Recuerdo. Olvido.
Al ritmo de la locomotora que nos arrastra por el suelo y por el tiempo
Que no sabe despegarse de sus raíles y lanza sus cenizas al viento.
Nunca, o muy difícilmente, al estar viviendo se es consciente de que este momento puede desaparecer. Ahora, que existe, provoca calambrazos pensar por qué desagüe cósmico se perderá.
Yo, el olvido de quien aún no soy, dejo el testamento del aburrimiento tedioso que ahora mismo tengo, y que claramente por evadirme de este presente improductivo, me pongo a pensar en cuando me relea y me ría de este forma de rellenar el tiempo perdido con palabras.
Y como me ha recordado a Proust, y puedo escribir mi vida cambiando los deseos frustrados por una narración fantástica, ahora estoy en una tarde nublada de Londres paseando por Picadilly Circus escuchando "Cigarrettes and alcohol" de Oasis (Is it not my imagination, or I finally found something worth living for?).
Pero, hay otra manera de difuminar nostalgias: imaginando.
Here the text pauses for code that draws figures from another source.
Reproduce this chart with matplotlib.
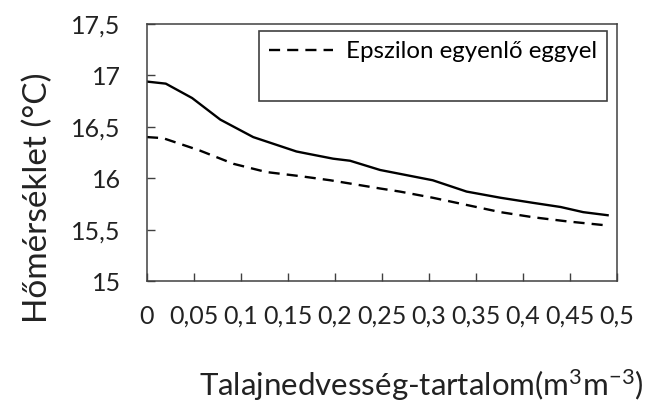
import numpy as np
import matplotlib
matplotlib.use('Agg')
import matplotlib.pyplot as plt
from matplotlib.lines import Line2D
from matplotlib.ticker import FuncFormatter

plt.rcParams['font.family'] = ['Lato', 'DejaVu Sans']
plt.rcParams['mathtext.fontset'] = 'custom'
plt.rcParams['mathtext.rm'] = 'Lato'
plt.rcParams['mathtext.default'] = 'regular'

# talajnedvesség (m3/m3)
x_solid = [0, 0.02, 0.048, 0.078, 0.113, 0.159, 0.17, 0.198, 0.216, 0.248, 0.304, 0.34, 0.376, 0.411, 0.44, 0.464, 0.49]
y_solid = [16.94, 16.92, 16.78, 16.57, 16.40, 16.26, 16.24, 16.19, 16.17, 16.08, 15.98, 15.87, 15.81, 15.76, 15.72, 15.67, 15.64]

x_dash = [0, 0.017, 0.056, 0.092, 0.127, 0.163, 0.195, 0.248, 0.269, 0.304, 0.34, 0.376, 0.411, 0.447, 0.49]
y_dash = [16.40, 16.39, 16.27, 16.14, 16.06, 16.02, 15.98, 15.90, 15.87, 15.81, 15.74, 15.67, 15.62, 15.58, 15.54]

xticks = np.arange(0, 0.501, 0.05)
yticks = [15, 15.5, 16, 16.5, 17, 17.5]

fig = plt.figure(figsize=(6.51, 4.03), dpi=100)
ax = fig.add_axes([0.2258, 0.3027, 0.722, 0.6377])

ax.plot(x_solid, y_solid, color='black', lw=1.7)
ax.plot(x_dash, y_dash, color='black', lw=1.7, dashes=(4.7, 3))

ax.set_xlim(0, 0.5)
ax.set_ylim(15, 17.5)
ax.set_xticks(xticks)
ax.set_yticks(yticks)

komma = FuncFormatter(lambda v, p: ('%g' % round(v, 3)).replace('.', ','))
ax.xaxis.set_major_formatter(komma)
ax.yaxis.set_major_formatter(komma)

ax.tick_params(direction='in', length=6, width=1, color='#404040', labelsize=18, labelcolor='#222222')
ax.tick_params(axis='x', pad=17)
ax.tick_params(axis='y', pad=19)
for s in ax.spines.values():
    s.set_color('#404040')
    s.set_linewidth(1.1)

ax.set_ylabel('Hőmérséklet (°C)', fontsize=24, color='#222222')
ax.set_xlabel('Talajnedvesség-tartalom(m$^3$m$^{-3}$)', fontsize=22.5, color='#222222')
ax.xaxis.set_label_coords(0.583, -0.335)
ax.yaxis.set_label_coords(-0.2, 0.325)

h1 = Line2D([], [], color='black', lw=1.7, dashes=(4.7, 3))
h2 = Line2D([], [], color='none')
leg = ax.legend([h1, h2], ['Epszilon egyenlő eggyel', ' '], loc='upper right',
                bbox_to_anchor=(0.979, 0.973), borderaxespad=0, fancybox=False, edgecolor='#404040',
                fontsize=17.3, handlelength=2.65, handletextpad=0.55, borderpad=0.42,
                labelspacing=0.32, framealpha=1)
leg.get_frame().set_linewidth(1.2)

fig.savefig('out.png', dpi=100)
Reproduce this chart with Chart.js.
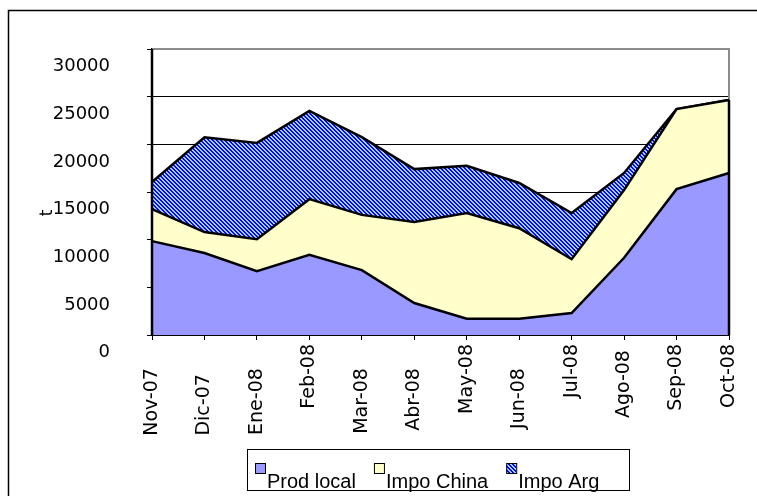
<!DOCTYPE html>
<html><head><meta charset="utf-8">
<script src="https://cdn.jsdelivr.net/npm/chart.js@4"></script>
<style>html,body{margin:0;padding:0;background:#fff;}canvas{display:block;}</style>
</head><body>
<canvas id="c" width="757" height="496"></canvas>
<script>
// ---- data ----
const categories = ['Nov-07','Dic-07','Ene-08','Feb-08','Mar-08','Abr-08','May-08','Jun-08','Jul-08','Ago-08','Sep-08','Oct-08'];
const prodLocal = [9850, 8600, 6700, 8400, 6800, 3350, 1700, 1700, 2300, 8100, 15300, 17000];
const impoChina = [3350, 2200, 3350, 5850, 5800, 8500, 11100, 9500, 5650, 7100, 8400, 7650];
const impoArg   = [2850, 9950, 10100, 9250, 8150, 5550, 4950, 4750, 4850, 1800, 0, 0];
const seriesNames = ['Prod local', 'Impo China', 'Impo Arg'];
const yAxisTitle = 't';
const yMin = 0, yMax = 30000, yStep = 5000;

// ---- styles ----
const xLabelShift = [4,5,4,0,4,4,0,4,0,1,0,0]; // staggered label placement (spaces)
const canvas = document.getElementById('c');
const mainCtx = canvas.getContext('2d');
function makePattern(){
  const t = document.createElement('canvas'); t.width = 4; t.height = 4;
  const g = t.getContext('2d');
  g.fillStyle = '#A6D2FF'; g.fillRect(0,0,4,4);
  g.fillStyle = '#0808F8';
  for (let y=0;y<4;y++) for (let x=0;x<4;x++) if ((((x-y)%4)+4)%4 < 2) g.fillRect(x,y,1,1);
  return mainCtx.createPattern(t,'repeat');
}
const argPattern = makePattern();
const fills = ['#9999FF', '#FFFFCC', argPattern];

const decor = {
  id: 'decor',
  beforeDraw(chart){
    const c = chart.ctx; c.save();
    c.fillStyle = '#fff'; c.fillRect(0,0,chart.width,chart.height);
    c.strokeStyle = '#000'; c.lineWidth = 1.5;
    c.beginPath(); c.moveTo(8.5, chart.height); c.lineTo(8.5, 10.5); c.lineTo(chart.width, 10.5); c.stroke();
    c.restore();
  },
  beforeDatasetsDraw(chart){
    const {ctx, chartArea: a} = chart; ctx.save();
    ctx.strokeStyle = '#8c8c8c'; ctx.lineWidth = 2;
    ctx.beginPath(); ctx.moveTo(a.left, a.top); ctx.lineTo(a.right, a.top); ctx.lineTo(a.right, a.bottom); ctx.stroke();
    ctx.restore();
  },
  afterDatasetsDraw(chart){
    const {ctx, chartArea: a} = chart;
    const top = chart.getDatasetMeta(chart.data.datasets.length-1).data;
    ctx.save(); ctx.strokeStyle = '#000'; ctx.lineWidth = 2.5;
    ctx.beginPath(); ctx.moveTo(a.left, a.bottom); ctx.lineTo(a.left, a.top); ctx.stroke();
    ctx.beginPath(); ctx.moveTo(a.right, a.bottom); ctx.lineTo(a.right, top[top.length-1].y); ctx.stroke();
    ctx.restore();
  },
  afterDraw(chart){
    const ctx = chart.ctx; ctx.save();
    // y axis title
    ctx.translate(48, 213); ctx.rotate(-Math.PI/2);
    ctx.fillStyle = '#000'; ctx.font = '17px "DejaVu Sans"'; ctx.textAlign = 'center'; ctx.textBaseline = 'middle';
    ctx.fillText(yAxisTitle, 0, 0);
    ctx.setTransform(1,0,0,1,0,0);
    // legend
    ctx.strokeStyle = '#000'; ctx.lineWidth = 1;
    ctx.strokeRect(247.5, 449.5, 382, 41);
    ctx.font = '20px "Liberation Sans", Arial, sans-serif'; ctx.textAlign = 'left'; ctx.textBaseline = 'alphabetic';
    let x = 255;
    chart.data.datasets.forEach((ds) => {
      ctx.fillStyle = ds.backgroundColor; ctx.fillRect(x, 463, 10, 10);
      ctx.strokeStyle = '#000'; ctx.strokeRect(x+0.5, 463.5, 10, 10);
      ctx.fillStyle = '#000'; ctx.fillText(ds.label, x + 12, 488);
      x += 12 + ctx.measureText(ds.label).width + 18;
    });
    ctx.restore();
  }
};

new Chart(mainCtx, {
  type: 'line',
  data: {
    labels: categories,
    datasets: [
      { label: seriesNames[0], data: prodLocal, fill: 'origin' },
      { label: seriesNames[1], data: impoChina, fill: '-1' },
      { label: seriesNames[2], data: impoArg, fill: '-1' }
    ].map((d, i) => Object.assign(d, {
      backgroundColor: fills[i], borderColor: '#000', borderWidth: 2.5,
      pointRadius: 0, pointHoverRadius: 0, tension: 0
    }))
  },
  options: {
    responsive: false, animation: false, devicePixelRatio: 1,
    layout: { padding: { top: 49, right: 28, left: 0, bottom: 0 } },
    plugins: { legend: { display: false }, tooltip: { enabled: false }, filler: { propagate: false } },
    scales: {
      x: {
        offset: false,
        grid: { drawOnChartArea: false, drawTicks: true, tickLength: 5, color: '#000', lineWidth: 1 },
        border: { color: '#000', width: 2 },
        ticks: {
          autoSkip: false, minRotation: 90, maxRotation: 90, padding: 4, color: '#000',
          font: { family: 'DejaVu Sans', size: 19 },
          callback: (v, i) => categories[i] + ' '.repeat(xLabelShift[i])
        },
        afterFit: (s) => { s.height = 161; }
      },
      y: {
        stacked: true, min: yMin, max: yMax,
        grid: { tickLength: 5, lineWidth: 1, color: '#000' },
        border: { color: '#000', width: 2 },
        ticks: {
          stepSize: yStep, padding: 37, color: '#000',
          font: { family: 'DejaVu Sans', size: 18 },
          labelOffset: (c) => 17.5 + 8.5 * (c.tick ? c.tick.value : 0) / yMax,
          callback: (v) => String(v)
        },
        afterFit: (s) => { s.width = 152; }
      }
    }
  },
  plugins: [decor]
});
</script>
</body></html>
Si el presente es frágil como un cristal, que se rompe en cuanto lo atraviesa el tiempo, los pedazos se pueden reconstruir como un mosaico bizantino o fundiéndolos en una masa uniforme, para sacar de ella una nueva figura.
No me apetece recordar que la memoria sangra.
A los 25 años, el lóbulo frontal terminará de conectarse y la capacidad de fijar recuerdos llega a su punto máximo, y es desde los 15 hasta esa edad la época de la que más recordemos el resto de la vida.
Por eso, prefiero ir quitándome la piel muerta para que no llegue a forjarme otro caparazón de miedos y fracasos, por eso me voy desprendiendo de las partes de mi que acabaron echando raíces en aquella Tierra de las Utopías de la que tanto me alejó ya el tren de los días.
Me quedo, por ahora, con la dulce ignorancia con la que se empieza a recordar: el reconocerse a uno mismo en el espejo y el empezar a hablar. Si no hay un Yo que se reconozca como protagonista, no hay recuerdo; si no sabemos que somos, no sabemos que vivimos más allá de la mímesis que tenemos con el mundo cuando no nos vemos como independientes de él. Y qué neuróticos nos vuelve dar con nuestra identidad de pronto frente a un espejo, como para romper la armonía con el cosmos y empezar a pelearnos con él.
Por que, aquí viene el colofón del trauma, aprendemos a hablar y empezamos a hacerle preguntas a ese mundo que no nos comprende o no nos sabe responder.
Entonces, empezamos a ser los narradores de esta historia personal que recuerdan sus tragedias y sus logros, y encuentran en contar su historia la única forma de salvar los pedazos de tiempo que se escapan ante sus ojos.